In order to prepare attorneys for this tough but important task, Bradley University’s office of Continuing Education and alumna Judge Jerelyn Maher ‘74 of the Tenth Judicial Circuit of Illinois hosted a professional development workshop on September 29 and 30. Held in the Michel Student Center, the workshop included lectures and activities presented by attorneys, judges and Bradley University professors, including Dr. Helja Antola Crowe, Dr. Kevin Randall and Dr. Lori Russell-Chapin.
“It’s important for attorneys to know what a typical child and his or her development are like,” said Dr. Antola Crowe. “We’re focused on a child’s safety and well-being, not just at that moment but for his or her entire life.”
The workshop focused on how to discover what problems or situations might be occurring in a child’s life. They were also taught how to filter out the disputes the parents might be having and focus on what was best for the child and what could be learned from the child.
“One parent might be working against the other and trying to plant false stories,” said Dr.
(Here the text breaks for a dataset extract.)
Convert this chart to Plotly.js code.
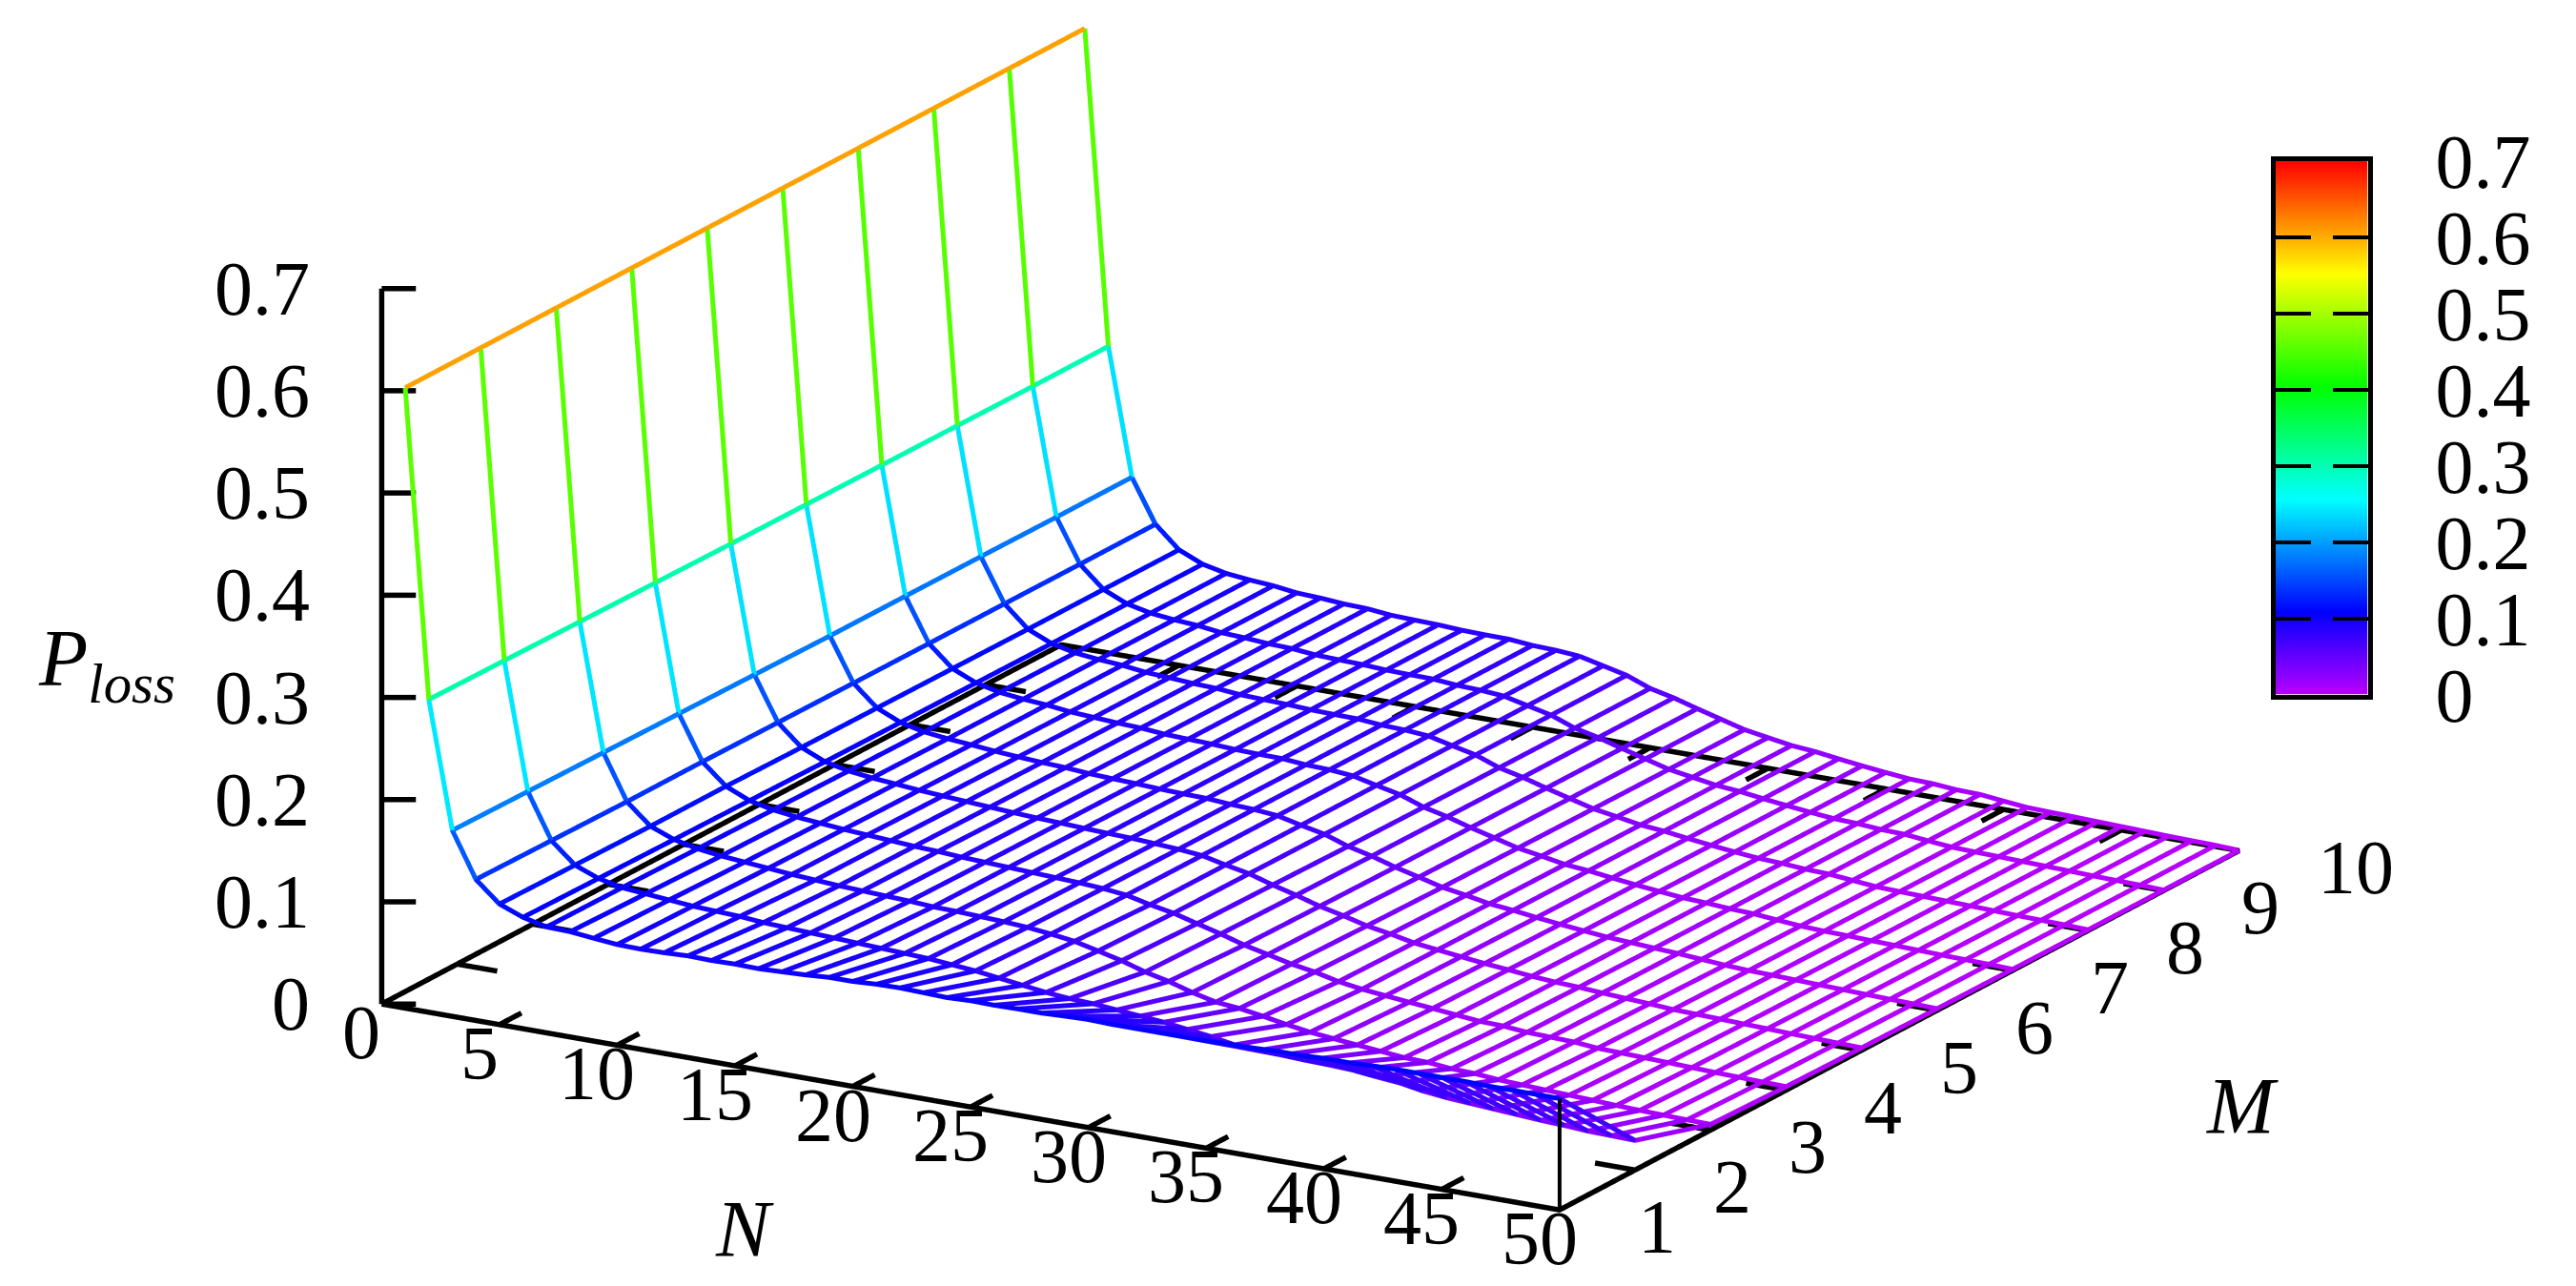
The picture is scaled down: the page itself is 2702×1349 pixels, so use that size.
<!DOCTYPE html>
<html><head><meta charset="utf-8"><script src="https://cdn.plot.ly/plotly-3.0.1.min.js"></script>
<style>html,body{margin:0;padding:0;background:#fff}</style></head><body><div id="c" style="width:2702px;height:1349px"></div>
<script>
var nValues=[];for(var i=1;i<=50;i++)nValues.push(i);
var mValues=[1,2,3,4,5,6,7,8,9,10];
var lossM1=[.607,.306,.182,.138,.118,.109,.1036,.103,.1006,.0985,.098,.0985,.0995,.099,.0995,.099,.1,.101,.1026,.1027,.104,.1044,.1037,.103,.104,.1036,.104,.104,.105,.1057,.105,.105,.105,.105,.105,.106,.106,.107,.107,.108,.108,.109,.1095,.1095,.1095,.1095,.109,.109,.109,.109];
var lossM2=[.607,.305,.181,.137,.117,.108,.103,.101,.099,.097,.096,.095,.093,.092,.091,.09,.089,.088,.087,.086,.084,.082,.079,.076,.073,.071,.07,.068,.066,.064,.061,.058,.054,.0525,.052,.051,.0505,.0495,.047,.045,.041,.0385,.037,.0355,.034,.0325,.0315,.03,.0295,.0289];
var lossM3=[.607,.304,.18,.136,.116,.107,.102,.099,.097,.095,.093,.0915,.09,.089,.088,.087,.0855,.085,.084,.083,.0815,.079,.0759,.0705,.065,.058,.0528,.046,.0406,.0385,.0348,.0308,.0273,.025,.0228,.0207,.0185,.0179,.0157,.015,.013,.012,.011,.01,.009,.008,.0072,.0066,.006,.0056];
var lossM4=[.607,.303,.179,.136,.116,.106,.101,.098,.096,.094,.0925,.091,.0895,.0885,.087,.086,.085,.084,.083,.082,.0805,.078,.0727,.0684,.0622,.0562,.0493,.0441,.0388,.035,.0297,.0263,.0239,.0216,.0195,.0172,.015,.0144,.0123,.0116,.0109,.0088,.0082,.0075,.0068,.006,.0052,.0046,.004,.0035];
var lossM5=[.607,.302,.178,.1353,.115,.105,.1,.0972,.0953,.0932,.0917,.0902,.0888,.0874,.0862,.0853,.0842,.0833,.0826,.0813,.0798,.0777,.0725,.068,.061,.055,.0482,.043,.0371,.0332,.0285,.0257,.023,.0204,.0183,.016,.0143,.0133,.0117,.0104,.0092,.0076,.007,.0063,.0056,.0049,.0041,.0036,.003,.0024];
var lossM6=[.607,.3015,.177,.1348,.1145,.1044,.0992,.0965,.0946,.0924,.0908,.0894,.0884,.0866,.0856,.0848,.0836,.0829,.0824,.0807,.0797,.0776,.0723,.0675,.0597,.0542,.0474,.0417,.0358,.032,.0277,.0253,.0223,.0197,.0174,.0152,.0139,.0125,.0113,.0096,.0079,.0067,.0062,.0055,.0048,.0041,.0034,.0028,.0023,.0016];
var lossM7=[.607,.301,.1768,.1345,.114,.104,.0988,.0962,.0945,.0918,.0904,.089,.0881,.0861,.0852,.0845,.0832,.0826,.0823,.0803,.0795,.0775,.0722,.0672,.059,.0537,.047,.0411,.0351,.0313,.0271,.025,.022,.0193,.0169,.0147,.0136,.012,.0111,.0091,.0072,.0062,.0057,.0049,.0043,.0036,.0029,.0024,.0019,.0011];
var lossM8=[.607,.3005,.1765,.1343,.1135,.1035,.0984,.0959,.0943,.0914,.0902,.0886,.0878,.0857,.0849,.0842,.083,.0824,.0821,.0801,.0793,.0775,.0721,.067,.0585,.0532,.0466,.0405,.0345,.0307,.0267,.0247,.0216,.0189,.0164,.0143,.0133,.0116,.0109,.0087,.0066,.0058,.0052,.0045,.0039,.0032,.0025,.002,.0015,.0007];
var lossM9=[.607,.3,.176,.134,.1133,.1032,.0982,.0957,.0941,.0912,.0901,.0884,.0877,.0855,.0847,.0841,.0828,.0823,.082,.08,.0792,.0774,.0721,.0669,.0582,.053,.0464,.0402,.034,.0303,.0265,.0245,.0214,.0187,.0162,.014,.0132,.0114,.0108,.0084,.0063,.0055,.005,.0043,.0037,.003,.0023,.0018,.0013,.0005];
var lossM10=[.607,.3,.176,.134,.113,.103,.098,.0956,.094,.091,.09,.0883,.0876,.0853,.0846,.084,.0827,.0822,.082,.0799,.0792,.0774,.0721,.0668,.058,.0528,.0462,.04,.0338,.03,.0263,.0244,.0213,.0185,.016,.0138,.0131,.0112,.0107,.0082,.006,.0053,.0048,.0041,.0035,.0028,.0021,.0016,.0012,.0003];
var lossByM=[lossM1,lossM2,lossM3,lossM4,lossM5,lossM6,lossM7,lossM8,lossM9,lossM10];
var nTicks=[0,5,10,15,20,25,30,35,40,45,50];
var mTicks=[1,2,3,4,5,6,7,8,9,10];
var zTicks=[0,.1,.2,.3,.4,.5,.6,.7];
var zTickText=['0','0.1','0.2','0.3','0.4','0.5','0.6','0.7'];
var barLevels=[0,.1,.2,.3,.4,.5,.6,.7];

var FONT='"Liberation Serif","Times New Roman",serif';
var palette=[[0,'#b800ff'],[.155,'#0000ff'],[.366,'#00ffff'],[.577,'#00ff00'],[.789,'#ffff00'],[1,'#ff0000']];
var traces=[];
// each segment takes one flat colour, the mean of its two ends
function wire(xs,ys,zs){var X=[],Y=[],Z=[],C=[];
  for(var k=0;k<zs.length-1;k++){var c=(zs[k]+zs[k+1])/2;X.push(xs[k],xs[k+1]);Y.push(ys[k],ys[k+1]);Z.push(zs[k],zs[k+1]);C.push(c,c);}
  traces.push({type:'scatter3d',mode:'lines',x:X,y:Y,z:Z,hoverinfo:'skip',showlegend:false,
  line:{width:10,color:C,colorscale:palette,cmin:0,cmax:.7,showscale:false}});}
mValues.forEach(function(m,j){wire(nValues,nValues.map(function(){return m}),lossByM[j]);});
nValues.forEach(function(n,i){wire(mValues.map(function(){return n}),mValues,lossByM.map(function(a){return a[i]}));});
function black(xs,ys,zs,w){traces.push({type:'scatter3d',mode:'lines',x:xs,y:ys,z:zs,hoverinfo:'skip',showlegend:false,connectgaps:false,line:{width:w,color:'#000'}});}
var NMAX=50,MMIN=1,MMAX=10,ZMAX=.7;
black([0,NMAX,NMAX,0,0],[MMIN,MMIN,MMAX,MMAX,MMIN],[0,0,0,0,0],11);
black([0,0],[MMIN,MMIN],[0,ZMAX],11);
black([NMAX,NMAX],[MMIN,MMIN],[0,lossM1[49]],8);
var tx=[],ty=[],tz=[];
function seg(a,b,c,d,e,f){tx.push(a,d,null);ty.push(b,e,null);tz.push(c,f,null);}
nTicks.forEach(function(n){seg(n,MMIN,0,n,MMIN+.29,0);seg(n,MMAX,0,n,MMAX-.29,0);});
mTicks.forEach(function(m){seg(0,m,0,1.7,m,0);seg(NMAX,m,0,NMAX-1.7,m,0);});
zTicks.forEach(function(z){seg(0,MMIN,z,1.095,MMIN+.1127,z);});
black(tx,ty,tz,11);

traces.push({type:'heatmap',xaxis:'x',yaxis:'y',x:[0,1],y:barLevels,z:barLevels.map(function(v){return [v,v]}),
  zsmooth:'best',zmin:0,zmax:.7,colorscale:palette,showscale:false,hoverinfo:'skip'});

var anns=[];
function lab(x,y,z,text,xa,xs,ys){anns.push({x:x,y:y,z:z,text:text,showarrow:false,xanchor:xa,yanchor:'middle',xshift:xs,yshift:ys,font:{family:FONT,size:80,color:'#000'}});}
zTicks.forEach(function(z,i){lab(0,MMIN,z,zTickText[i],'right',-73,0);});
nTicks.forEach(function(n){lab(n,MMIN,0,String(n),'center',-21,-30);});
mTicks.forEach(function(m){lab(NMAX,m,0,String(m),'left',80,-18);});

var az=29.9*Math.PI/180, el=17.7*Math.PI/180;
var dist=4, pxPerUnit=674.5, moveRight=23.5, moveUp=77;
var r={x:Math.cos(az),y:Math.sin(az),z:0};
var u={x:-Math.sin(az)*Math.sin(el),y:Math.cos(az)*Math.sin(el),z:Math.cos(el)};
var ctr={x:-(moveRight*r.x+moveUp*u.x)/pxPerUnit,y:-(moveRight*r.y+moveUp*u.y)/pxPerUnit,z:-(moveRight*r.z+moveUp*u.z)/pxPerUnit};
var eye={x:ctr.x+dist*Math.sin(az)*Math.cos(el),y:ctr.y-dist*Math.cos(az)*Math.cos(el),z:ctr.z+dist*Math.sin(el)};
var noAxis={visible:false,showgrid:false,zeroline:false,showspikes:false,showbackground:false,showticklabels:false,title:{text:''}};
// ranges are padded a little so nothing on the box edge gets clipped; the aspect ratio grows with them
var layout={width:2702,height:1349,margin:{l:0,r:0,t:0,b:0},paper_bgcolor:'#fff',plot_bgcolor:'#fff',showlegend:false,
 scene:{domain:{x:[0,1],y:[0,1]},bgcolor:'rgba(0,0,0,0)',aspectmode:'manual',aspectratio:{x:2.113*52/50,y:2.12*9.4/9,z:1.168*.74/.7},
   camera:{projection:{type:'orthographic'},eye:eye,center:ctr,up:{x:0,y:0,z:1}},
   xaxis:Object.assign({},noAxis,{range:[-1,51]}),yaxis:Object.assign({},noAxis,{range:[.8,10.2]}),zaxis:Object.assign({},noAxis,{range:[-.02,.72]}),annotations:anns},
 xaxis:{domain:[2386.5/2702,2483.5/2702],range:[0,1],showticklabels:false,ticks:'',showgrid:false,zeroline:false,showline:true,mirror:true,linewidth:5,linecolor:'#000',fixedrange:true},
 yaxis:{domain:[(1349-728.5)/1349,(1349-168.5)/1349],range:[0,.7],side:'right',tickvals:zTicks,ticktext:zTickText,ticks:'inside',ticklen:37,tickwidth:4,tickcolor:'#000',showgrid:false,zeroline:false,showline:true,mirror:'ticks',linewidth:5,linecolor:'#000',ticklabelstandoff:50,tickfont:{family:FONT,size:80,color:'#000'},fixedrange:true},
 annotations:[
  {xref:'paper',yref:'paper',x:781/2702,y:1-1289/1349,text:'<i>N</i>',showarrow:false,xanchor:'center',yanchor:'middle',font:{family:FONT,size:85,color:'#000'}},
  {xref:'paper',yref:'paper',x:2352/2702,y:1-1160/1349,text:'<i>M</i>',showarrow:false,xanchor:'center',yanchor:'middle',font:{family:FONT,size:85,color:'#000'}},
  {xref:'paper',yref:'paper',x:112/2702,y:1-697/1349,text:'<i>P<sub>loss</sub></i>',showarrow:false,xanchor:'center',yanchor:'middle',font:{family:FONT,size:84,color:'#000'}}
 ]};
Plotly.newPlot('c',traces,layout,{displayModeBar:false});
</script></body></html>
Antola Crowe.
One activity also focused on how to avoid legalese and jargon and talk to parents in a way they can understand. Dr. Antola Crowe presented a slide with various Finnish words interspersed with the English. She then quizzed them on the slide; the attorneys were able to follow along, but didn’t truly understand it, a situation many of their clients can face.
The workshop was a success and Judge Maher said in a letter to Dr. Antola Crowe that she’s already heard attorneys in her court praising the workshop.
“It’s always nice to get a thank-you letter that starts with ‘Wow!’” said Dr. Antola Crowe.